> [Short task] Find every line with the word "standalone". Copy those lines.
++++++++
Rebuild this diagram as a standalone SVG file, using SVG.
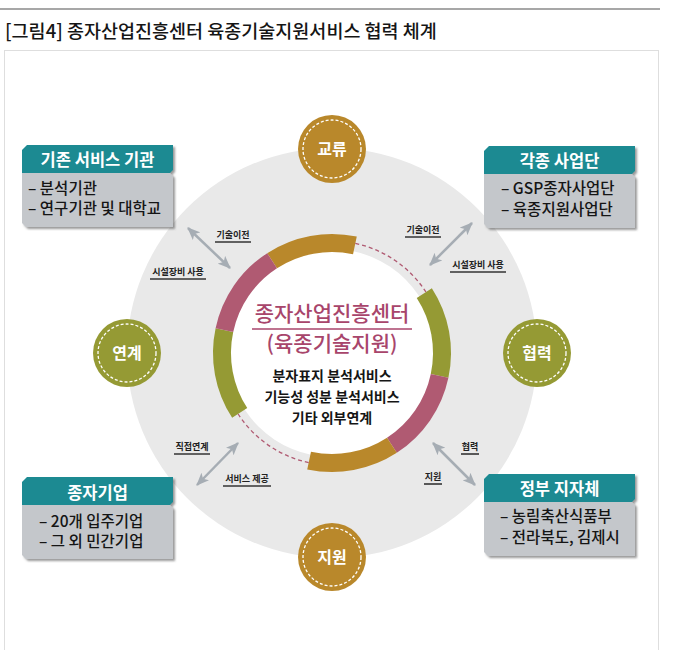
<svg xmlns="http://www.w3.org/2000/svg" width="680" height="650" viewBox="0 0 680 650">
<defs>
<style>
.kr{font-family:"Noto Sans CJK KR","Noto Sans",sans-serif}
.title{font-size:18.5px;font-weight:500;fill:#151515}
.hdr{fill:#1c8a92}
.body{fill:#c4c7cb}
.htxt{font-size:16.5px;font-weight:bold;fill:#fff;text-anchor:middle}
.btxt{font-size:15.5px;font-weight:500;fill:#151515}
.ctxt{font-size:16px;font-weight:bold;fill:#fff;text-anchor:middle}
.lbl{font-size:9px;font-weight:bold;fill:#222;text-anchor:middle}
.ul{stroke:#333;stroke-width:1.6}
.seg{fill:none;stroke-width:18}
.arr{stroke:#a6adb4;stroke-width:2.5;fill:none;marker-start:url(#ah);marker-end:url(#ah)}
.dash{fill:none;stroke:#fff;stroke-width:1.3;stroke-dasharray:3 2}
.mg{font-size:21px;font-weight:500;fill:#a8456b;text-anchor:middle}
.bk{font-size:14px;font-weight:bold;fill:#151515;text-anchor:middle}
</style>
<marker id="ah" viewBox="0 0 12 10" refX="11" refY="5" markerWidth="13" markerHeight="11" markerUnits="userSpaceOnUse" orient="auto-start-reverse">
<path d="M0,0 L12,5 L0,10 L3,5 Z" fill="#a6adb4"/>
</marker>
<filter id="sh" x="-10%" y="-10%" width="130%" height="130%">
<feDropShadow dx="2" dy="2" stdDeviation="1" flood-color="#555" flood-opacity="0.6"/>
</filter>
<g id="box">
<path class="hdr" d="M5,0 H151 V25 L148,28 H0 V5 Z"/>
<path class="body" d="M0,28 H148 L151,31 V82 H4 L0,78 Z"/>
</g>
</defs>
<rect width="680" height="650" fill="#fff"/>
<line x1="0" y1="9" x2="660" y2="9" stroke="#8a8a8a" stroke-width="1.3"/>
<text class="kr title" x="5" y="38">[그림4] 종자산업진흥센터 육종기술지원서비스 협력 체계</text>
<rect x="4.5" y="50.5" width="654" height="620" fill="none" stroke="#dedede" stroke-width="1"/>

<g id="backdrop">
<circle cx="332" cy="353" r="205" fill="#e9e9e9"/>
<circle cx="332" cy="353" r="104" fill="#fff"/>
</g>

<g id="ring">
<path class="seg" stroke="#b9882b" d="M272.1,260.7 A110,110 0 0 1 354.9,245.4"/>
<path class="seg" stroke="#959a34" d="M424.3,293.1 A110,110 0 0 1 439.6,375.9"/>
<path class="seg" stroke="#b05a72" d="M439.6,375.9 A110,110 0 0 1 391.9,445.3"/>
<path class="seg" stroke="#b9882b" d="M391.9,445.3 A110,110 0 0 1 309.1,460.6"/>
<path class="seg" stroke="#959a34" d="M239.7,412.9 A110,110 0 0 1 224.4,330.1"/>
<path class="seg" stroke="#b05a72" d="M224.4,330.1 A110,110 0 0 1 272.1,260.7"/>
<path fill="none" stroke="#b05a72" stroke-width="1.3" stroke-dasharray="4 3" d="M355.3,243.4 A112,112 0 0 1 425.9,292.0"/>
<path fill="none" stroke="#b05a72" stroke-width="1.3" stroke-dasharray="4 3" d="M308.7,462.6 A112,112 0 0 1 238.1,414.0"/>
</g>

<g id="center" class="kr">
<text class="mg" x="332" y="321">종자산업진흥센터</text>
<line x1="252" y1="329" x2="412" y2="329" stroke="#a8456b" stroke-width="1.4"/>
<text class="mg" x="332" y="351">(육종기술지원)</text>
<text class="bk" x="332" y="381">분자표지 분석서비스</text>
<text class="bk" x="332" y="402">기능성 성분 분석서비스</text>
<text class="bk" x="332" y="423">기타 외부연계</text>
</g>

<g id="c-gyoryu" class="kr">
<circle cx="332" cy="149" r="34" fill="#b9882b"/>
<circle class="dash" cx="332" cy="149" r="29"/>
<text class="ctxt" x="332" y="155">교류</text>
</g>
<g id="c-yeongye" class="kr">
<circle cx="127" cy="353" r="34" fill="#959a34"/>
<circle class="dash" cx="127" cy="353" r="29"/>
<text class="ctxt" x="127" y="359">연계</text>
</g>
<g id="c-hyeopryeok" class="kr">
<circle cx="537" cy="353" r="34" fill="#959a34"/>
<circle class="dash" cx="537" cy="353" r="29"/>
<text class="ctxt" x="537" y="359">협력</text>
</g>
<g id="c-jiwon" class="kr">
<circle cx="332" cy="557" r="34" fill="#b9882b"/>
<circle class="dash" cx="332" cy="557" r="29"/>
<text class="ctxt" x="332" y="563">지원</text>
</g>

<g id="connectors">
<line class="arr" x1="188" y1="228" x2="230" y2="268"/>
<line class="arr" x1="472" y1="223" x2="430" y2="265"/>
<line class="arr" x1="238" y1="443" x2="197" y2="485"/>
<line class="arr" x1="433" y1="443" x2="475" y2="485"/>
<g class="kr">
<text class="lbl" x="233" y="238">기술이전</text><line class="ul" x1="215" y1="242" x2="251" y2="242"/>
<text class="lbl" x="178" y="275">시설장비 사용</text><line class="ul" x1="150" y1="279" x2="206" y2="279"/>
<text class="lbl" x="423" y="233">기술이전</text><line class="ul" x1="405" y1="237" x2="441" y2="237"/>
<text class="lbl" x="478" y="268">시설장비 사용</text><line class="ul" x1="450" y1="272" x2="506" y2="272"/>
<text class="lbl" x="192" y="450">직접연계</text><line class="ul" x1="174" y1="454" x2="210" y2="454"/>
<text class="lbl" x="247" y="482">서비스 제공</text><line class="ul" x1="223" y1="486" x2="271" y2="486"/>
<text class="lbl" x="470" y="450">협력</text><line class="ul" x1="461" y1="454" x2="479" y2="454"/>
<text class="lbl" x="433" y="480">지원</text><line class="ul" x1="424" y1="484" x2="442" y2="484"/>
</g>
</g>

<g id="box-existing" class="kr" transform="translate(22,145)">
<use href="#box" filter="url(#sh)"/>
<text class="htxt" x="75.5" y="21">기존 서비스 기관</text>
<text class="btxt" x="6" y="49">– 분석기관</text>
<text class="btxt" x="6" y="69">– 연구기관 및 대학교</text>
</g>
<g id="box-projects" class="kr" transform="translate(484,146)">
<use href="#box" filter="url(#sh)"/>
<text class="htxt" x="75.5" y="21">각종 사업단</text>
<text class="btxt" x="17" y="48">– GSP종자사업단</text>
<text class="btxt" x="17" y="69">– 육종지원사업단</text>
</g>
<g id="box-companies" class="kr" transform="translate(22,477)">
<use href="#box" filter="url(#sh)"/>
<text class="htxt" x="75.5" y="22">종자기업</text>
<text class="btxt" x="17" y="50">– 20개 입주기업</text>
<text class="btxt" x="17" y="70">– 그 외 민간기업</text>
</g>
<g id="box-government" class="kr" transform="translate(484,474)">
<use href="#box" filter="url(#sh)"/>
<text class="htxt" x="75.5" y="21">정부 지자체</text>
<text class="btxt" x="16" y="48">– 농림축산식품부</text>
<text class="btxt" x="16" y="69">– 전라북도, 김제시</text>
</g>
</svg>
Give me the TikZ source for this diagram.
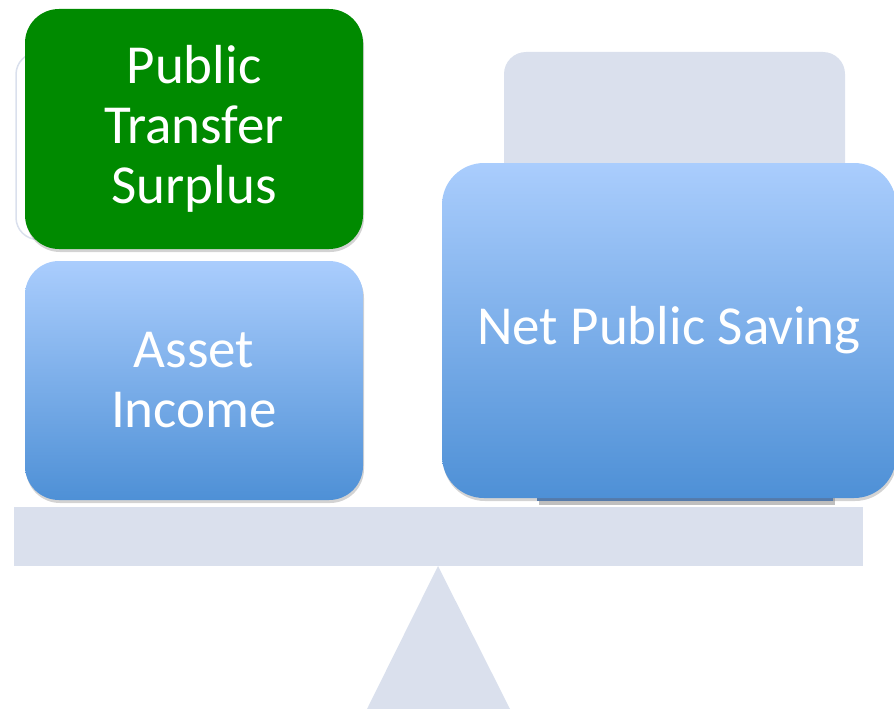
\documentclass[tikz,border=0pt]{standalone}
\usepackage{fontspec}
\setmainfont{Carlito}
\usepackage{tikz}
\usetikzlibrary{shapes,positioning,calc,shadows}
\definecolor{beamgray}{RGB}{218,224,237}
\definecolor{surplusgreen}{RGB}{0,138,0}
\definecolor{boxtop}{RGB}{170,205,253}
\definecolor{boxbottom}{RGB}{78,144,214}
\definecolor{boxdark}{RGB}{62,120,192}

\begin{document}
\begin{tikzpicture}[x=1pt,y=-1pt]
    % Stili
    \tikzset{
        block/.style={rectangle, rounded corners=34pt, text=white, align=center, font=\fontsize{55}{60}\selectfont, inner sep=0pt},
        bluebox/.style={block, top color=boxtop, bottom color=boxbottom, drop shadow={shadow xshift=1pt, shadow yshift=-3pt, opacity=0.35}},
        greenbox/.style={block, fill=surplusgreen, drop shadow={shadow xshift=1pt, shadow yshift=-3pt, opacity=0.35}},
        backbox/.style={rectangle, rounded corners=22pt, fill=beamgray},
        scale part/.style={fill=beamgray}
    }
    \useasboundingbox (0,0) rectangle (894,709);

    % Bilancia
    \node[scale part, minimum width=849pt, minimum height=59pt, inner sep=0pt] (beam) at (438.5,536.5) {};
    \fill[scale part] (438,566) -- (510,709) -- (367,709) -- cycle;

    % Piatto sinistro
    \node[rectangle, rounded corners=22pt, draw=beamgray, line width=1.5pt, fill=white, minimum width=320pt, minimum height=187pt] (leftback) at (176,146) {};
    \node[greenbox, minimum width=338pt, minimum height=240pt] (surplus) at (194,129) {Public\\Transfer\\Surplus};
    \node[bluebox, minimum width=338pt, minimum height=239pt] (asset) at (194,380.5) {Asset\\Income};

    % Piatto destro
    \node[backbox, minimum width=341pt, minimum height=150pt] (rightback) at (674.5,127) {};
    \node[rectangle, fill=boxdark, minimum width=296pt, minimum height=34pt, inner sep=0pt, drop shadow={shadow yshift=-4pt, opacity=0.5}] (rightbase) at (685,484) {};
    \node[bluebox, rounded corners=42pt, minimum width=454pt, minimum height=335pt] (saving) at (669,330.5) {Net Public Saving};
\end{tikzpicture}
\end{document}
++++++++
> [Complete answer]
Rebuild this diagram as a standalone SVG file, using SVG.
\documentclass[tikz,border=0pt]{standalone}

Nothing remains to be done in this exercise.